-- Raw data start --

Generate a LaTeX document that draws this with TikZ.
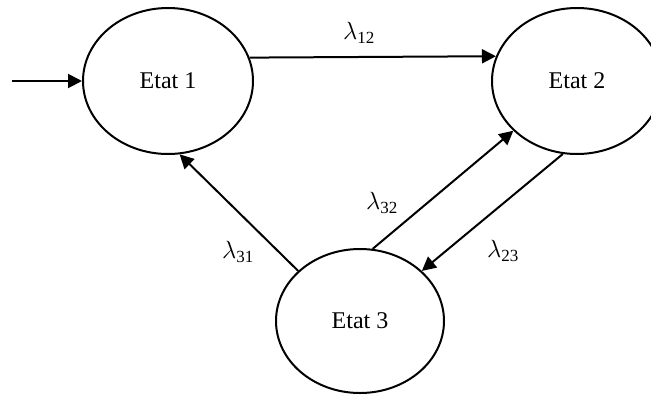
\documentclass[tikz,border=0pt]{standalone}
\usepackage{fontspec}
\setmainfont{Liberation Serif}
\usetikzlibrary{shapes.geometric,arrows.meta}
\newcommand{\lamsub}[1]{$\lambda_{\mbox{\fontsize{17}{20}\selectfont #1}}$}
\tikzset{
  state/.style={ellipse, draw, line width=2pt, minimum width=170pt, minimum height=146pt, inner sep=0pt, font=\fontsize{24}{28}\selectfont},
  trans/.style={line width=2pt, -{Triangle[length=14pt,width=14pt]}},
  lab/.style={font=\fontsize{25}{30}\selectfont, inner sep=0pt}
}
\begin{document}
\begin{tikzpicture}[x=1pt,y=-1pt]
\useasboundingbox (0,0) rectangle (651,394);
\clip (0,0) rectangle (651,394);
\fill[white] (0,0) rectangle (651,394);
\node[state] (e1) at (168,81) {Etat 1};
\node[state] (e2) at (577,81) {Etat 2};
\node[state, minimum width=168pt, minimum height=144pt] (e3) at (360,321) {Etat 3};
\coordinate (start) at (12,81);
\draw[trans] (start) -- (e1.west);
\draw[trans] (e1.16.6) -- (e2.163.4);
\draw[trans] (e3.141.1) -- (e1.279.5);
\draw[trans] (e3.80.5) -- (e2.218.6);
\draw[trans] (e2.259) -- (e3.39.3);
\node[lab] (l12) at (359,33) {\lamsub{12}};
\node[lab] (l31) at (238,252) {\lamsub{31}};
\node[lab] (l32) at (382,203) {\lamsub{32}};
\node[lab] (l23) at (503,251) {\lamsub{23}};
\end{tikzpicture}
\end{document}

-- Raw data end --

Keep every word of the data as it is when you write it out, but drop the pictures.

Expected output ->
Generate a LaTeX document that draws this with TikZ.
\documentclass[tikz,border=0pt]{standalone}
\usepackage{fontspec}
\setmainfont{Liberation Serif}
\usetikzlibrary{shapes.geometric,arrows.meta}
\newcommand{\lamsub}[1]{$\lambda_{\mbox{\fontsize{17}{20}\selectfont #1}}$}
\tikzset{
  state/.style={ellipse, draw, line width=2pt, minimum width=170pt, minimum height=146pt, inner sep=0pt, font=\fontsize{24}{28}\selectfont},
  trans/.style={line width=2pt, -{Triangle[length=14pt,width=14pt]}},
  lab/.style={font=\fontsize{25}{30}\selectfont, inner sep=0pt}
}
\begin{document}
\begin{tikzpicture}[x=1pt,y=-1pt]
\useasboundingbox (0,0) rectangle (651,394);
\clip (0,0) rectangle (651,394);
\fill[white] (0,0) rectangle (651,394);
\node[state] (e1) at (168,81) {Etat 1};
\node[state] (e2) at (577,81) {Etat 2};
\node[state, minimum width=168pt, minimum height=144pt] (e3) at (360,321) {Etat 3};
\coordinate (start) at (12,81);
\draw[trans] (start) -- (e1.west);
\draw[trans] (e1.16.6) -- (e2.163.4);
\draw[trans] (e3.141.1) -- (e1.279.5);
\draw[trans] (e3.80.5) -- (e2.218.6);
\draw[trans] (e2.259) -- (e3.39.3);
\node[lab] (l12) at (359,33) {\lamsub{12}};
\node[lab] (l31) at (238,252) {\lamsub{31}};
\node[lab] (l32) at (382,203) {\lamsub{32}};
\node[lab] (l23) at (503,251) {\lamsub{23}};
\end{tikzpicture}
\end{document}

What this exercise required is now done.